Infuturarsi- scene di un futuro possibile dopo essere andato in scena a giugno 2017 come saggio del laboratorio teatrale integrato Piero Gabrielli, è diventato una produzione del teatro di Roma.
I dodici attori con e senza disabilità della Piccola Compagnia del Piero Gabrielli, provenienti dall’esperienza dei laboratori integrati, sono andati in scena anche il 27 ottobre scorso al teatro di Villa Torlonia.
Il regista Roberto Gandini ha ideato un vero e proprio spettacolo a 360°, nel quale comicità, amore, riflessioni su tematiche molto attuali, malinconia e ovviamente futuro si intrecciano fra loro arrivando anche grazie all’aiuto di canti e balli, in modo simpatico e leggero, allo spettatore che segue piacevolmente i molteplici cambi di scena.
Oltretutto non mancano citazioni e reminescenze di grandi classici della storia letteraria e musicale europea. A partire dal titolo, infatti, troviamo il neologismo dantesco “infuturarsi” del XVII canto del Paradiso dove l’autore fa dire a Cacciaguida “s’infutura la tua vita/ vie più là che ‘l punir di lor perfidie” consigliandogli di non perder tempo con le perfidie altrui, nella certezza che la sua vita sia proiettata in un futuro glorioso.

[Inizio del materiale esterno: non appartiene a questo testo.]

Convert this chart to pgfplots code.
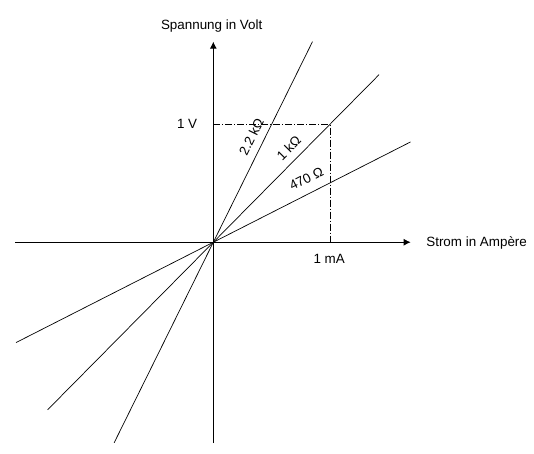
\documentclass[border=0pt]{standalone}
\usepackage{fontspec}
\setmainfont{Liberation Sans}
\usepackage{pgfplots}
\pgfplotsset{compat=1.18}
\usetikzlibrary{arrows.meta}
\begin{document}
\begin{tikzpicture}[lbl/.style={font=\fontsize{13.4bp}{15bp}\selectfont, inner sep=0pt}]
\begin{axis}[
 x=116.7bp, y=118bp,
 xmin=-1.699, xmax=1.691, ymin=-1.703, ymax=1.70,
 axis lines=middle,
 axis line style={line width=0.9bp, -{Latex[length=7bp,width=7bp]}},
 xtick=\empty, ytick=\empty,
 clip=false,
]
\addplot[black, line width=0.7bp] coordinates {(-0.85,-1.70) (0.85,1.70)};
\addplot[black, line width=0.7bp] coordinates {(-1.42,-1.42) (1.42,1.42)};
\addplot[black, line width=0.7bp] coordinates {(-1.69,-0.85) (1.69,0.85)};
\addplot[black, line width=0.7bp, dash pattern=on 7bp off 2bp on 1bp off 2bp] coordinates {(0,1) (1,1) (1,0)};
\node[lbl, anchor=base] at (axis cs:-0.014,1.805) {Spannung in Volt};
\node[lbl, anchor=base west] at (axis cs:1.824,-0.037) {Strom in Ampère};
\node[lbl, anchor=base east] at (axis cs:-0.137,0.966) {1 V};
\node[lbl, anchor=base] at (axis cs:0.993,-0.178) {1 mA};
\node[lbl, rotate=63.7] at (axis cs:0.325,0.897) {2.2 kΩ};
\node[lbl, rotate=45.3] at (axis cs:0.646,0.800) {1 kΩ};
\node[lbl, rotate=26.8] at (axis cs:0.797,0.540) {470 Ω};
\coordinate (BL) at (axis cs:-1.828,-1.794);
\coordinate (TR) at (axis cs:2.748,2.053);
\end{axis}
\pgfresetboundingbox
\path[use as bounding box] (BL) rectangle (TR);
\end{tikzpicture}
\end{document}
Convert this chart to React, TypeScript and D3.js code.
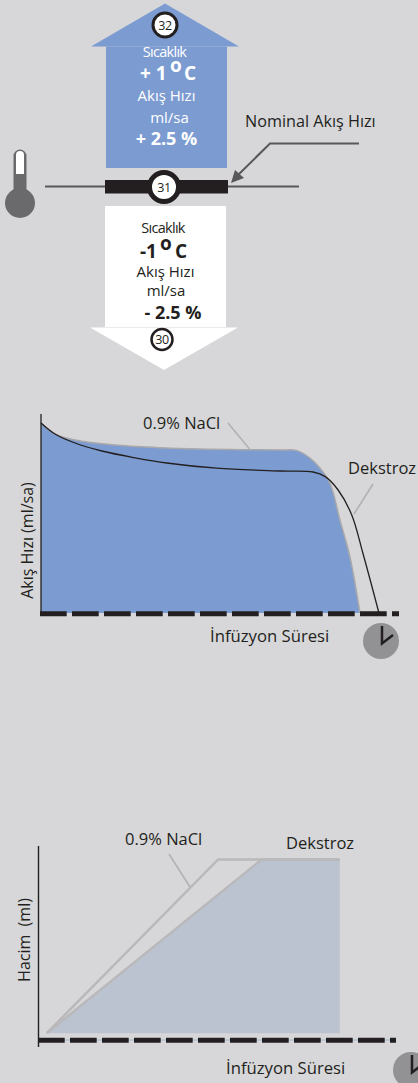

Allora, lo spettacolo si apre con uno degli attori che, con tanto di teschio, dà inizio ad un monologo in stile shakespeariano esordiendo con una rivisitazione della celebre frase dell’Amleto in chiave autoironica: “Abile o non abile, questo non è il problema”. Ed è proprio vero! Sul palcoscenico, infatti, è difficile distinguere gli attori con disabilità da quelli senza.
Successivamente nella parte dedicata al cyberbullismo si vede l’alternarsi di tre finale differenti e la conseguente rottura della terza parete, tra attori e spettatori, chiaro richiamo al metateatro pirandelliano.
E’ altrettanto esplicita l’allusione al Faust di Goethe nel siparietto sulla fuga dei cervelli, dove il protagonista, oltre che chiamarsi Fausto, stringe anche un patto con il diavolo.
Ma non finisce qui poiché i riferimenti a grandi opere non sono terminati, infatti nelle musiche sono chiaramente riconoscibili la Carmen di Bizet, il Bolero di Ravel, nonché l’Immensità del più recente Don Backy.
Molto sentita la tematica sull’onnipresenza della tecnologia che viene trattata mettendo in scena un atto di cyberbullismo. L’argomento molto attuale viene inscenato con un’ironia che lascia un senso di amaro in bocca nel pubblico, soprattutto quello adolescenziale, che si trova a riflettere sulla cattiveria gratuita che spesso riserba il mondo ed a farsi un esame di coscienza. Durante queste scene tutti sono perennemente con il telefonino a portata di mano: uno lo tiene nella tasca, l’altro tra le due mani mandando un messaggio, l’altro ancora vicino all’orecchio fingendo una telefonata, rispecchiando così perfettamente la realtà di oggi dove lo smartphone più che un accessorio è diventato una nuova e più metallica appendice del corpo umano.
Senza nulla togliere ai pilastri della letteratura, questo spettacolo riesce a coinvolgere ed a far riflettere anche un pubblico così difficile come quello giovanile.